Теперь рабочий день Бориса значительно уплотнился. Приходилось работать, если и не от зари до зари, то уж точно от восхода солнца до позднего вечера. Он бы счёл за сумасшествие и форменное безумство, если бы в Москве ему сказали, что он будет вставать в пол пятого утра, в шесть начинать работу у себя в институте, а уже в четыре часа пополудни будет спешить в колледжи на занятия, которые будут подходить к финишу в девять вечера. Там, в Москве, привлекательная незамужняя секретарша деканата была неравнодушна к Борису и при каждом удобном случае, без всякого стеснения, прямым текстом говорила ему:
– Борис Абрамович! Я от вас хочу только одного, сделайте мне таких же красивых девочек, как ваши милые дочки.
Борис всякий раз краснел, бледнел, покрывался испариной и смущённо отвечал:
– Вы, знаете, Анжела, даже у племенного быка-осеменителя бывают осечки, в результате которых получается некондиционное потомство. Поэтому, вы уж извините, не могу взять на себя такую ответственность.
Так вот эта Анжела от нерастраченной и безответной любви к Борису составляла расписание таким образом, что лекции у него никогда не начинались раньше десяти утра. Что говорить, там он чувствовал себя белым человеком.

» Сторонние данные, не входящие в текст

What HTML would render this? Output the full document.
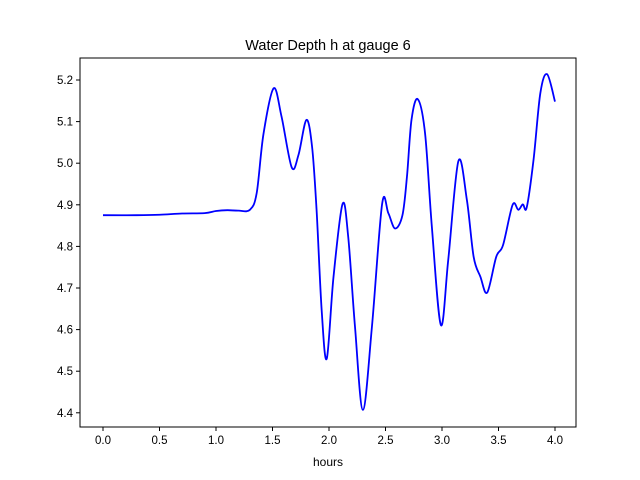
<!DOCTYPE html>
<html><head><meta charset="utf-8"><style>body{margin:0;background:#fff}svg{display:block;font-family:"Liberation Sans","DejaVu Sans",sans-serif}</style></head>
<body>
<svg id="chart" width="640" height="480">
<rect width="640" height="480" fill="#fff"/>
<text x="328" y="50" font-size="14.5" text-anchor="middle">Water Depth h at gauge 6</text>
<g id="plot"></g>
<text x="328" y="466" font-size="12" text-anchor="middle">hours</text>
</svg>
<script>
const hours=[0,0.3,0.5,0.7,0.9,1.0,1.1,1.2,1.3,1.36,1.42,1.51,1.58,1.67,1.73,1.80,1.85,1.89,1.935,1.98,2.04,2.12,2.17,2.23,2.30,2.38,2.47,2.525,2.585,2.65,2.69,2.73,2.785,2.85,2.91,2.99,3.055,3.145,3.22,3.28,3.34,3.40,3.48,3.54,3.625,3.675,3.715,3.75,3.81,3.87,3.93,4.0];
const depth=[4.875,4.875,4.876,4.879,4.880,4.885,4.887,4.886,4.888,4.928,5.07,5.18,5.112,4.99,5.02,5.104,5.04,4.888,4.647,4.53,4.727,4.902,4.823,4.607,4.407,4.607,4.902,4.88,4.843,4.875,4.968,5.104,5.154,5.072,4.848,4.611,4.767,5.005,4.912,4.775,4.727,4.689,4.775,4.803,4.90,4.888,4.901,4.894,5.008,5.168,5.214,5.148];
const xTicks=[0,0.5,1,1.5,2,2.5,3,3.5,4];
const xTickLabels=["0.0","0.5","1.0","1.5","2.0","2.5","3.0","3.5","4.0"];
const yTicks=[4.4,4.5,4.6,4.7,4.8,4.9,5.0,5.1,5.2];
const yTickLabels=["4.4","4.5","4.6","4.7","4.8","4.9","5.0","5.1","5.2"];
const L=80,R=576,T=58,B=427;
const sx=v=>103+v*113, sy=v=>80+(5.2-v)*416;
const NS="http://www.w3.org/2000/svg", g=document.getElementById('plot');
function mk(t,a){const e=document.createElementNS(NS,t);for(const k in a)e.setAttribute(k,a[k]);g.appendChild(e);return e;}
const pts=hours.map((h,i)=>[sx(h),sy(depth[i])]);
let d="M"+pts[0][0]+","+pts[0][1];
for(let i=0;i<pts.length-1;i++){const p0=pts[Math.max(0,i-1)],p1=pts[i],p2=pts[i+1],p3=pts[Math.min(pts.length-1,i+2)];
d+=" C"+(p1[0]+(p2[0]-p0[0])/6)+","+(p1[1]+(p2[1]-p0[1])/6)+" "+(p2[0]-(p3[0]-p1[0])/6)+","+(p2[1]-(p3[1]-p1[1])/6)+" "+p2[0]+","+p2[1];}
const line=mk('path',{d:d,fill:'none',stroke:'#0000ff','stroke-width':1.8});


const fr=mk('rect',{x:L,y:T,width:R-L,height:B-T,fill:'none',stroke:'#000','stroke-width':1});


xTicks.forEach((v,i)=>{const x=sx(v);
const t=mk('line',{x1:x,x2:x,y1:B,y2:B+4,stroke:'#000'});


const l=mk('text',{x:x,y:B+17,'font-size':11.5,'text-anchor':'middle'});l.textContent=xTickLabels[i];

});
yTicks.forEach((v,i)=>{const y=sy(v);
const t=mk('line',{x1:L-4,x2:L,y1:y,y2:y,stroke:'#000'});


const l=mk('text',{x:L-7,y:y+4,'font-size':11.5,'text-anchor':'end'});l.textContent=yTickLabels[i];

});
</script>
</body></html>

Нельзя сказать, что в Израиле его вдруг перекрасили в чёрный цвет, но факт остаётся фактом: в Москве его годовая преподавательская нагрузка составляла около 900 часов. Причём в советских учебных заведениях эта, так называемая, нагрузка делилась на учебную, методическую, научно-исследовательскую и идейно – воспитательную. Если последние три вида нагрузки предполагали разработку различных методических указаний и пособий для студентов, проведение научных исследований, написание статей в журналах, участие в семинарах, подготовку докладов на конференции и симпозиумы, кураторство в студенческих группах, то первая (учебная) означала аудиторную работу, т. е. собственно преподавание или, как называли её на сленге, часы у доски. Учебная нагрузка у Бориса тогда составляла менее 300 часов. Поскольку здесь в Израиле он не входил в штатный состав кафедры, а числился «почасовиком», то выходило, что он выполнял только работу в аудитории у доски. Когда Борис посчитал свою годовую учебную нагрузку в трёх колледжах, что он преподаёт, он пришёл в ужас: она составила более 800 часов, почти в три раза больше, чем в Москве, при всём том, что всё-таки его основная работа была в институте в должности начальника отдела, где он отнюдь не прохлаждался.